First and foremost, I want to make clear that there is nothing wrong with Publii! It’s a great open source tool that allowed me to start my Ranobe/Light Novel blog easily when I didn’t have any technical experience (I still don’t tbh).

Ever since I created my blog and medialog on Astro using the Fuwari template, I’ve been contemplating whether I should move to some other solution. The main issue for me is that Publii is a desktop application, and can only be installed on one computer. I’ve setup workarounds like writing my drafts in Jotty (which I self-host) on my laptop and then transferring that content into Publii on my main computer, but there just seemed to be a lot of friction between drafting a post and actually publishing it. If I ever went away on a trip and I only had my laptop on me, I would have to wait until I got home to update and that seriously bothered me.

Using an astro template for my other blogs had me a little more confident in coming up with something as I understood generally what the files did, and the customizations I created using Gemini (such as mastodon comments, updating the table ui, tags ui, adding a guest comments form, netlify serverless functions) made me realize that the next step would be starting from the baseline and creating something new.
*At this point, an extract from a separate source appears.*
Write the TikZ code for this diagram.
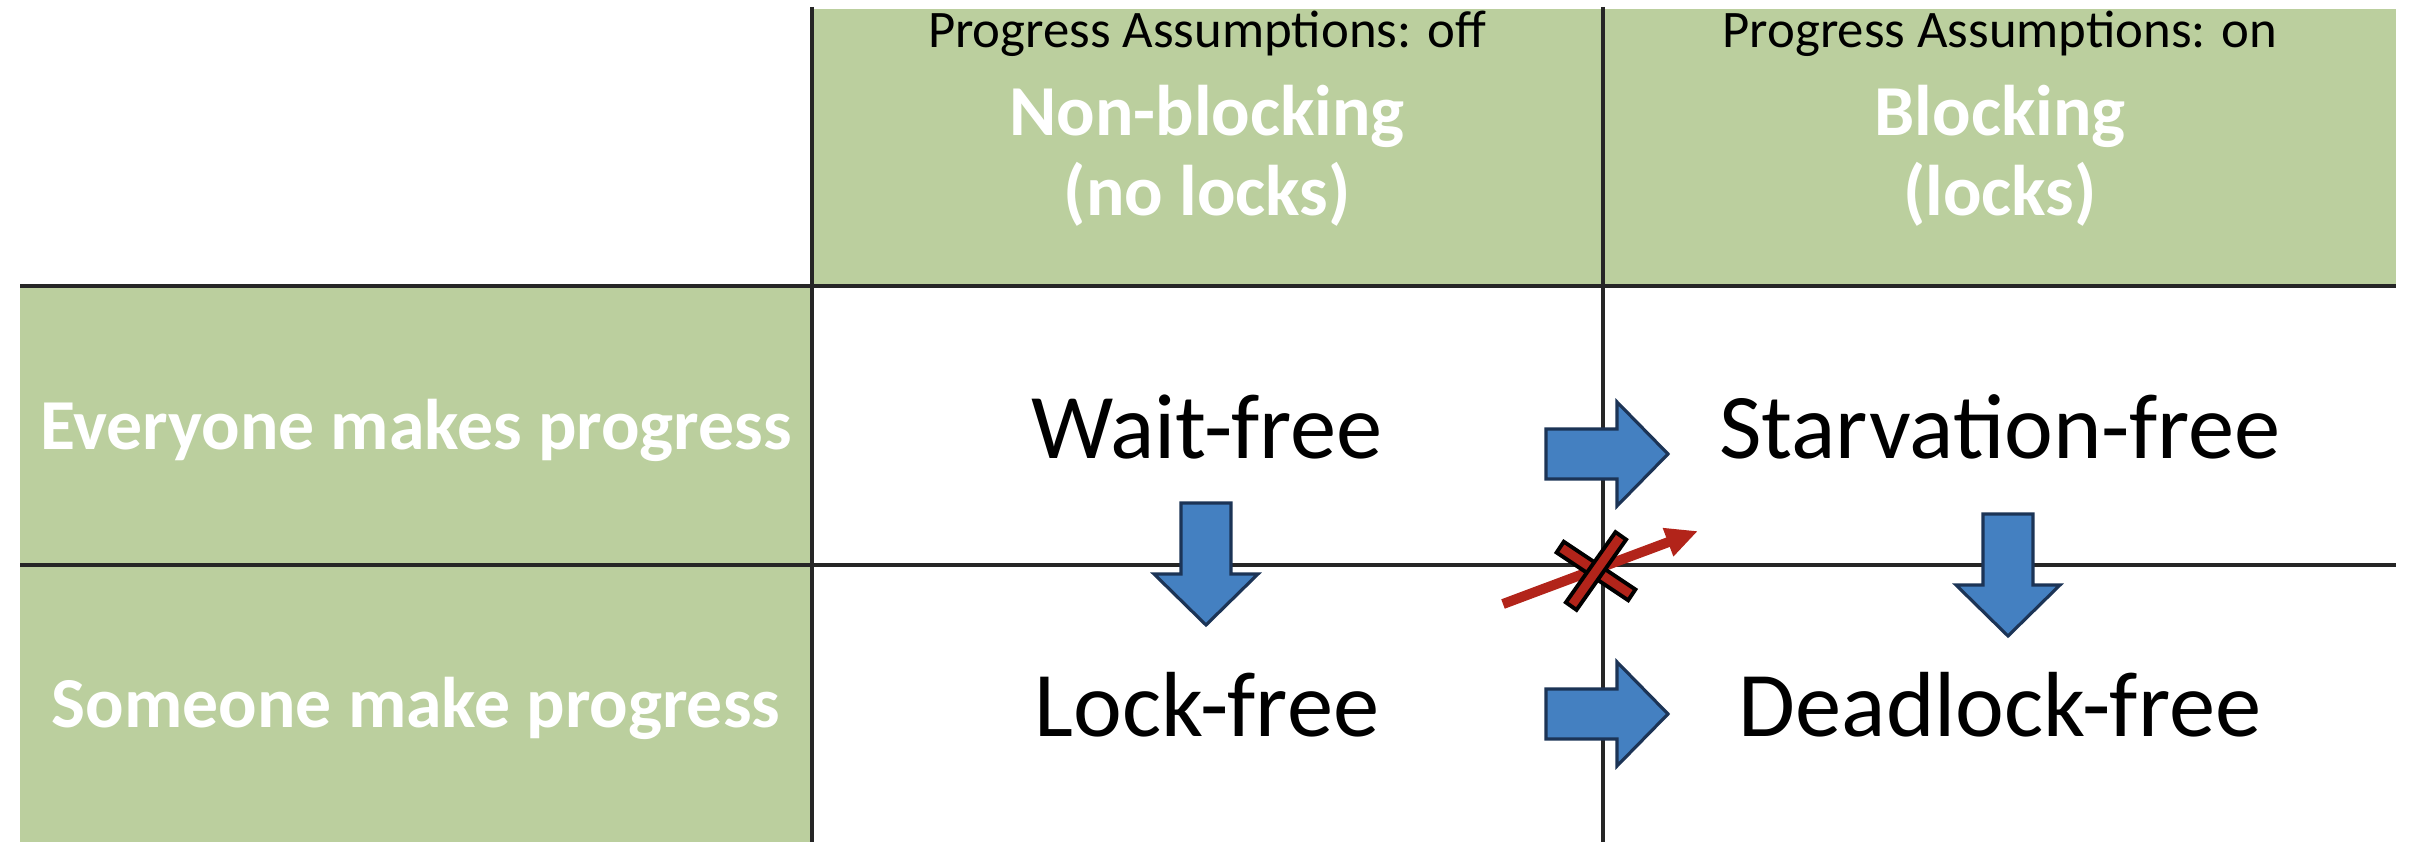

This time, I didn’t want to just re-use the fuwari template, and wanted something that would really suit the content I would be writing about. I added in whatever features I could think of, and it was surprisingly simple to implement.

Screenshot of the front page

Key points include being able to filter by origin country, author, and month/year, and also sort by title, or date on the front page. I also added a field specifically for the native titles, so they would be displayed alongside the English titles.

Screenshot of a blog post

I also wanted to add a dedicated spot for all the author, illustrator, editors, and publisher information. It felt important to me to call out the people who worked on the books I love (however it can’t be a replacement for the actual copyright and credits pages, since all that info takes up so much space otherwise haha).

Although this blog’s design didn’t change that much in the migration from Publii to Astro, the fact that I was able to do this at all with some research and AI assistance really means a lot to me. I don’t feel as tied down to one specific ecosystem or limited by what the Publii developers implement (though their tool is still super awesome).

The confidence that I’ll be able to implement whatever ideas I have for this blog (or any other projects) is what’s important to me. The freedom to customize it exactly as I want it is great! I know some people achieve that through handcoded html, css, and javascript, but it’s nice that there are intermediary tools like static site generators that automate many of the harder tasks.

I don’t feel as intimidated when I see github repos for projects, I know I can learn one step at a time.